Like the popular Heaven is for Real (Todd Burpo), Habib’s description of her NDE reflects a fundamentalist biblical perspective, accented by a sense that salvation comes through Christ alone. Many other NDE’s reflect similar experiences of divine love and life review, but are understood in more universalist Christian and new age forms. In these latter cases, the experience of Christ is continuous with saving revelations in other traditions, while Habib’s experience confirms her belief that no one encounters God in a saving fashion apart an explicit doctrinal or propositional relationship with Jesus Christ.
The particularity of revelation applies to Habib’s understanding of prayer. She sees prayer as supernatural and able to deliver us and others from life crises. On the battlefield of life, prayer is our greatest weapon and she describes many answers to prayer. Yet, in a curious way, Habib recognizes the relativity of her own prayers. In America, Habib confronts a very different climate. As she describes it, “as I was used to warm climates, the thought of a cold winter with snow seemed something I could not bear. I prayed that it would not snow….and the Lord answered my prayer! It did not snow. It was the warmest weather anyone had witnessed.” While I believe that our prayers can influence, at least to a small degree, our environment, would praying for a winter without snow be ultimately beneficial to the environment or overall human well-being?
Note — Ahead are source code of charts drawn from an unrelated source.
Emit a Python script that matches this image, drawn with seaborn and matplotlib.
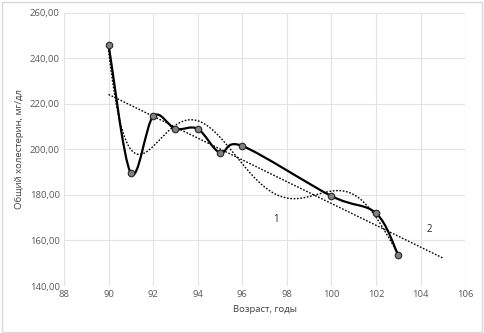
import numpy as np
import pandas as pd
import matplotlib
matplotlib.use("Agg")
import matplotlib.pyplot as plt
import seaborn as sns
from matplotlib.path import Path
from matplotlib.patches import PathPatch, Rectangle

# data
age = [90, 91, 92, 93, 94, 95, 96, 100, 102, 103]
chol = [246.0, 189.5, 214.5, 209.0, 209.0, 198.5, 201.5, 179.5, 172.0, 153.5]
x_ticks = [88, 90, 92, 94, 96, 98, 100, 102, 104, 106]
y_ticks = [140, 160, 180, 200, 220, 240, 260]

df = pd.DataFrame({"age": age, "chol": chol})

sns.set_theme(style="white")
plt.rcParams['font.family'] = ['Open Sans', 'DejaVu Sans']

fig = plt.figure(figsize=(4.85, 3.33), dpi=100)
ax = fig.add_axes([0.132, 0.141, 0.827, 0.821])

# trendlines (linear with forecast to 105, polynomial order 6)
xs = np.asarray(age, float)
ys = np.asarray(chol, float)
lin = np.polyfit(xs, ys, 1)
xl = np.array([90, 105])
ax.plot(xl, np.polyval(lin, xl), color="black", lw=1.0, ls=(0, (1.2, 1.2)), zorder=2)
xc = xs - xs.mean()
poly = np.polyfit(xc, ys, 6)
xp = np.linspace(90, 103, 300)
ax.plot(xp, np.polyval(poly, xp - xs.mean()), color="black", lw=1.0, ls=(0, (1.2, 1.2)), zorder=2)

# smoothed data line (Excel-style Bezier)
pts = np.column_stack([xs, ys])
verts = [pts[0]]
codes = [Path.MOVETO]
n = len(pts)
for i in range(n - 1):
    p0 = pts[i - 1] if i > 0 else pts[i]
    p1 = pts[i]
    p2 = pts[i + 1]
    p3 = pts[i + 2] if i + 2 < n else pts[i + 1]
    c1 = p1 + (p2 - p0) / 6
    c2 = p2 - (p3 - p1) / 6
    verts += [c1, c2, p2]
    codes += [Path.CURVE4] * 3
ax.add_patch(PathPatch(Path(verts, codes), fill=False, lw=1.6, ec="black", zorder=3))

sns.scatterplot(data=df, x="age", y="chol", ax=ax, color="#808080", edgecolor="#262626",
                linewidth=0.8, s=22, zorder=4, legend=False)

ax.text(97.5, 169, "1", fontsize=7, ha="center", va="center", color="#262626")
ax.text(104.4, 165, "2", fontsize=7, ha="center", va="center", color="#262626")

ax.set_xlim(88, 106)
ax.set_ylim(140, 260)
ax.set_xticks(x_ticks)
ax.set_yticks(y_ticks)
ax.set_yticklabels([f"{v:.2f}".replace(".", ",") for v in y_ticks])
ax.grid(True, color="#e3e3e3", lw=0.8)
ax.set_axisbelow(True)
for s in ax.spines.values():
    s.set_visible(False)
ax.tick_params(axis="both", labelsize=6.8, colors="#595959", length=0, pad=3)
ax.set_xlabel("Возраст, годы", fontsize=6.8, color="#404040", labelpad=4)
ax.set_ylabel("Общий холестерин, мг/дл", fontsize=6.8, color="#404040", labelpad=4)

fig.patches.append(Rectangle((0.004, 0.004), 0.99, 0.99, transform=fig.transFigure,
                             fill=False, ec="#d9d9d9", lw=1.0))

fig.savefig("out.png", dpi=100)
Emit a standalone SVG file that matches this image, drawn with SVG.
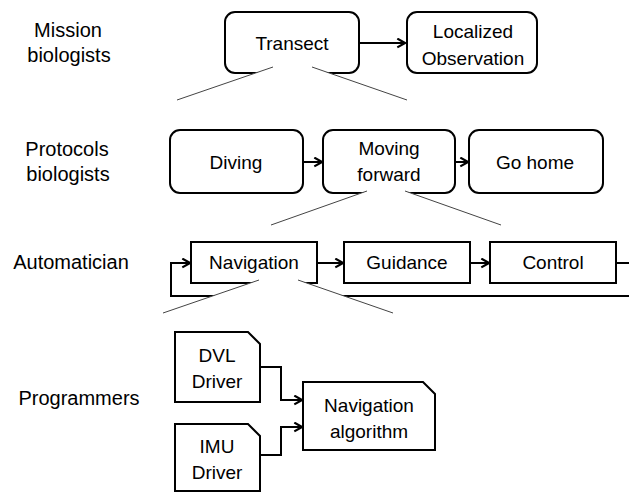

Would it work against the prayers and best interests of others? Does God favor some over others in such a partisan way? I happen to be a fan of the Boston Red Sox. However, if I pray for a Red Sox win, I am implicitly praying for another team’s misfortune.
Habib appears to recognize the relativity of her prayers and backs off from a total individualistic understanding of prayer when she realizes that her blessings can be problems to others. “Then the next year the drought was bad, and I thought about the farmers who needed the moisture of the snow for a good harvest. I realized that snow was a blessing. I prayed that it would snow. The Lord answered again. The winter was cold, and it snowed so much that it snowed even in April and May.” This, however, is also ambiguous, since it may have led to financial crises among lower income people whose finances were stretched by higher utility bills! One can appreciate Habib’s simple understanding of God’s answers to prayer. Yet, perhaps it is too simplistic and fails to realize the global and interdependent nature of life. It may also privilege our own interpretations of reality in ways that oversimplify the nature of causation, revelation, and divine providence.
Habib’s text is a lovely testimony to a certain interpretation of reality and a lively experience of the holy. Reality, however, may be much more complex and multifaceted and revelation more personal, pluralistic, and idiosyncratic than her interpretation suggests. I appreciate her conversion to Christian faith, but I also am aware of Muslims who see God as loving and personal, just as she sees the God of Jesus. I personally affirm a relational and personal image of God, but realize that many persons of faith see reality as universal and impersonal, for example, the spiritual parents of the practice of acupuncture that Habib finds helpful as a vehicle of Christian healing. Grounded in the understanding of chi, dynamic and interdependent energy, acupuncture suggests an energetic form of healing complementary to but not restricted to the personal vision of ultimate reality affirmed by Christian faith.
Habib’s encounters with the holy transformed her life and lured her to a new and more satisfying encounter with God. Still, similar experiences of the holy might inspire different understandings of the holy, perhaps more universalistic and pluralistic. That, indeed, may be the nature of revelation: it is healthy when we embrace its transformative power, but may become destructive when we identify our experience of the holy with the holy in its fullness and deny the saving power of other visions of the divine.